Koalisi besar yang menjadi wacana sejumlah partai politik menjelang Pemilu 2024, dinilai dapat berubah akibat adanya manuver dari PDIP.
Ungkapan itu, dikatakan oleh Kepala Departemen Politik dan Perubahan Sosial Centre for Strategic and International Studies (CSIS) Arya Fernandes.
Sebab, PDIP berada di luar dari koalisi besar yang menjadi wacana sejumlah partai politik jelang Pilpres 2024.
Wacana pembentukan sebuah koalisi besar untuk Pemilu 2024 oleh partai-partai anggota Koalisi Indonesia Bersatu (KIB) dan Koalisi Kebangkitan Indonesia Raya (KKIR) yang muncul setelah momen silaturahmi para ketua umum Partai Gerindra, PKB, Golkar, PAN, dan PPP bersama Presiden Joko Widodo (Jokowi) di kantor DPP PAN, Jakarta, Minggu, 2 April 2023.
“Misalnya saja jika ada manuver-manuver politik yang dilakukan oleh PDIP, misalnya membangun komunikasi yang serius dengan salah satu atau dua partai dalam koalisi besar hingga akhirnya berkoalisi, pasti akan mempengaruhi koalisi besar,” kata Kepala Departemen Politik dan Perubahan Sosial Centre for Strategic and International Studies (CSIS) Arya Fernandes dalam sebuah keterangan, dilansir dari Antara, Kamis, 13 April 2023.
Magnet Jokowi
Selain itu, kata Arya, juga melihat keberadaan Presiden Jokowi sebagai sebuah magnet dari koalisi tersebut juga dapat menjadi penyebab kerentanan selanjutnya.

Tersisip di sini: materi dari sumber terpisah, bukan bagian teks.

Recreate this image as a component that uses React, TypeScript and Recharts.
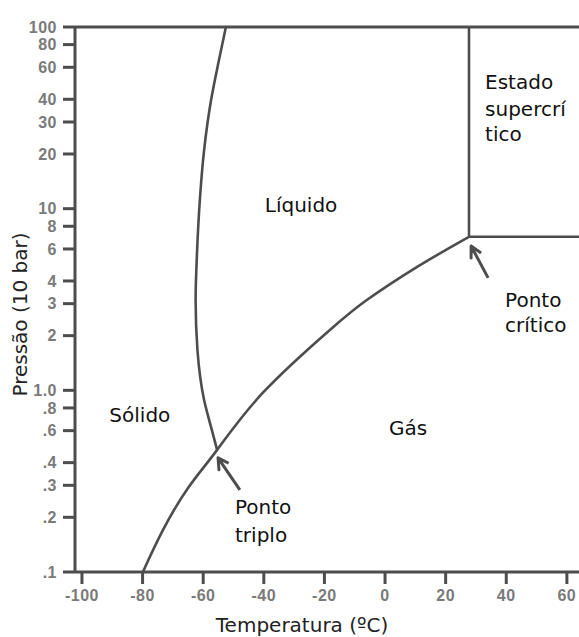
import React from 'react';
import { LineChart, Line, XAxis, YAxis, ReferenceLine, ReferenceDot, Label } from 'recharts';

// Axis ticks
const xTicks = [-100, -80, -60, -40, -20, 0, 20, 40, 60];
const yTicks = [0.1, 0.2, 0.3, 0.4, 0.6, 0.8, 1, 2, 3, 4, 6, 8, 10, 20, 30, 40, 60, 80, 100];
const yTickLabels = ['.1', '.2', '.3', '.4', '.6', '.8', '1.0', '2', '3', '4', '6', '8', '10', '20', '30', '40', '60', '80', '100'];

// Solid-liquid (melting) curve: temperature (°C), pressure (10 bar)
const meltT = [-52.5, -54.8, -57.4, -59.7, -61.1, -62.0, -62.5, -61.9, -59.7, -57.6, -55.4];
const meltP = [100, 65.8, 39.6, 21.0, 11.2, 5.92, 3.14, 1.67, 0.885, 0.645, 0.47];

// Sublimation + vaporization curve
const vapT = [-79.9, -73.3, -65.0, -55.4, -40.3, -18.2, -5.9, 10.6, 27.7];
const vapP = [0.1, 0.17, 0.29, 0.47, 0.97, 2.15, 3.15, 4.78, 7.0];

// Critical point and supercritical boundary
const criticalT = 27.7;
const criticalP = 7.0;
const xMax = 64;
const yMax = 100;

// Arrows (tail, tip, wing, tip, wing)
const critArrowT = [34.0, 28.4, 28.4, 28.4, 31.7];
const critArrowP = [4.16, 6.23, 5.35, 6.23, 5.70];
const tripleArrowT = [-47.9, -55.1, -54.8, -55.1, -51.6];
const tripleArrowP = [0.283, 0.425, 0.365, 0.425, 0.397];

// Region labels
const centerLabels = [
  { text: 'Sólido', t: -80.9, p: 0.732 },
  { text: 'Líquido', t: -27.7, p: 10.5 },
  { text: 'Gás', t: 7.6, p: 0.621 },
];
const leftLabels = [
  { text: 'Estado', t: 33.0, p: 49.8 },
  { text: 'supercrí', t: 33.0, p: 35.4 },
  { text: 'tico', t: 33.0, p: 25.8 },
  { text: 'Ponto', t: 39.6, p: 3.15 },
  { text: 'crítico', t: 39.6, p: 2.29 },
  { text: 'Ponto', t: -49.5, p: 0.228 },
  { text: 'triplo', t: -49.5, p: 0.16 },
];

const zip = (ts: number[], ps: number[]) => ts.map((t, i) => ({ t, p: ps[i] }));

const meltData = zip(meltT, meltP);
const vapData = zip(vapT, vapP);
const vertData = zip([criticalT, criticalT], [criticalP, yMax]);
const horizData = zip([criticalT, xMax], [criticalP, criticalP]);
const critArrow = zip(critArrowT, critArrowP);
const tripleArrow = zip(tripleArrowT, tripleArrowP);

const LINE = '#4d4d4d';
const TICK_FILL = '#7a7a7a';
const TEXT_FONT = '"DejaVu Sans", sans-serif';
const TICK_FONT = 'Arial, "Liberation Sans", sans-serif';

const yLabelFor = (v: number) => {
  const i = yTicks.findIndex((k) => Math.abs(k - v) < 1e-9);
  return i >= 0 ? yTickLabels[i] : String(v);
};

const tickTextStyle: React.CSSProperties = {
  fontSize: '16px',
  fontWeight: 'bold',
  fontFamily: TICK_FONT,
  letterSpacing: '0.5px',
  fill: TICK_FILL,
};

const XTick = (props: any) => {
  const { x, y, payload } = props;
  return (
    <g>
      <text x={x} y={y} dy="0.72em" textAnchor="middle" style={tickTextStyle}>
        {String(payload.value)}
      </text>
    </g>
  );
};

const YTick = (props: any) => {
  const { x, y, payload } = props;
  return (
    <g>
      <text x={x} y={y} dy="0.36em" textAnchor="end" style={tickTextStyle}>
        {yLabelFor(payload.value)}
      </text>
    </g>
  );
};

const YAxisTitle = (props: any) => {
  const vb = props.viewBox || { x: 0, y: 0, width: 0, height: 0 };
  const cx = vb.x + 20;
  const cy = vb.y + vb.height / 2 + 15;
  return (
    <text
      x={cx}
      y={cy}
      transform={`rotate(-90 ${cx} ${cy})`}
      textAnchor="middle"
      dominantBaseline="central"
      fill="#222"
      fontSize={20}
      fontFamily={TEXT_FONT}
    >
      Pressão (10 bar)
    </text>
  );
};

const XAxisTitle = (props: any) => {
  const vb = props.viewBox || { x: 0, y: 0, width: 0, height: 0 };
  const cx = vb.x + vb.width / 2 - 25;
  const cy = vb.y + 60;
  return (
    <text x={cx} y={cy} textAnchor="middle" fill="#222" fontSize={20} fontFamily={TEXT_FONT}>
      Temperatura (ºC)
    </text>
  );
};

export default function App() {
  return (
    <div style={{ position: 'absolute', left: 0, top: 0, background: '#fff' }}>
      <LineChart width={579} height={637} margin={{ top: 27, right: 0, bottom: 0, left: 0 }}>
        <XAxis
          dataKey="t"
          type="number"
          domain={[-102.3, xMax]}
          allowDataOverflow
          ticks={xTicks}
          interval={0}
          tickSize={12}
          tickMargin={5}
          height={65}
          axisLine={{ stroke: LINE, strokeWidth: 3 }}
          tickLine={{ stroke: LINE, strokeWidth: 3 }}
          tick={XTick}
        >
          <Label content={<XAxisTitle />} />
        </XAxis>
        <YAxis
          dataKey="p"
          type="number"
          scale="log"
          domain={[0.1, yMax]}
          allowDataOverflow
          ticks={yTicks}
          interval={0}
          width={75}
          tickSize={12}
          tickMargin={6}
          axisLine={{ stroke: LINE, strokeWidth: 3 }}
          tickLine={{ stroke: LINE, strokeWidth: 3 }}
          tick={YTick}
        >
          <Label content={<YAxisTitle />} />
        </YAxis>
        <ReferenceLine y={yMax} stroke={LINE} strokeWidth={3} ifOverflow="visible" />
        <Line data={meltData} dataKey="p" type="monotoneY" stroke={LINE} strokeWidth={2.6} dot={false} isAnimationActive={false} />
        <Line data={vapData} dataKey="p" type="natural" stroke={LINE} strokeWidth={2.6} dot={false} isAnimationActive={false} />
        <Line data={vertData} dataKey="p" type="linear" stroke={LINE} strokeWidth={2.6} dot={false} isAnimationActive={false} />
        <Line data={horizData} dataKey="p" type="linear" stroke={LINE} strokeWidth={2.6} dot={false} isAnimationActive={false} />
        <Line data={critArrow} dataKey="p" type="linear" stroke={LINE} strokeWidth={3} strokeLinejoin="round" dot={false} isAnimationActive={false} />
        <Line data={tripleArrow} dataKey="p" type="linear" stroke={LINE} strokeWidth={3} strokeLinejoin="round" dot={false} isAnimationActive={false} />
        {centerLabels.map((l, i) => (
          <ReferenceDot
            key={'c' + i}
            x={l.t}
            y={l.p}
            r={0}
            fill="none"
            stroke="none"
            ifOverflow="visible"
            label={{ value: l.text, position: 'center', fill: '#111', fontSize: 20, fontFamily: TEXT_FONT }}
          />
        ))}
        {leftLabels.map((l, i) => (
          <ReferenceDot
            key={'l' + i}
            x={l.t}
            y={l.p}
            r={0}
            fill="none"
            stroke="none"
            ifOverflow="visible"
            label={{ value: l.text, position: 'right', offset: 0, fill: '#111', fontSize: 20, fontFamily: TEXT_FONT }}
          />
        ))}
      </LineChart>
    </div>
  );
}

Selain magnet, Jokowi juga merupakan perekat serta jangkar koalisi yang akan mempengaruhi koalisi besar.
“Karena Pak Jokowi menjadi magnet pembentuk dan perekat serta jangkar koalisi, maka ketika interest beliau berubah dan ada pembicaraan yang serius dengan PDIP, maka hal itu akan mempengaruhi koalisi besar,” jelas Arya Fernandes.
Muncul usai Silaturahmi
Wacana koalisi besar itu, kata Arya Fernandes, muncul usai para ketua umum Partai Gerindra, PKB, Golkar, PAN, dan PPP mengadakan silaturahmi bersama Presiden Joko Widodo (Jokowi) di kantor DPP PAN, Jakarta, Minggu, 2 April 2023.
Oleh Kepala Departemen Politik dan Perubahan Sosial Centre for Strategic and International Studies (CSIS), wacana koalisi besar ini, untuk mengatasi kebuntuan antara KIB dan KIR.
Terlebih, untuk menentukan calon presiden dan wakil presiden.
“Problem atau kerumitan itu tampak dari tidak adanya kepastian soal siapa yang akan didukung baik oleh KIB maupun KKIR, tidak ada perkembangan yang signifikan dalam setahun terakhir, dan juga tidak ada mekanisme yang disepakati dalam penentuan capres-cawapres,” ujar Kepala Departemen Politik dan Perubahan Sosial Centre for Strategic and International Studies (CSIS) itu.
“Pak Jokowi menjadi jangkar karena beliau dianggap bisa mempertemukan kepentingan-kepentingan politik yang berbeda di antara partai politik tersebut,” ucap Arya sebagai penutup.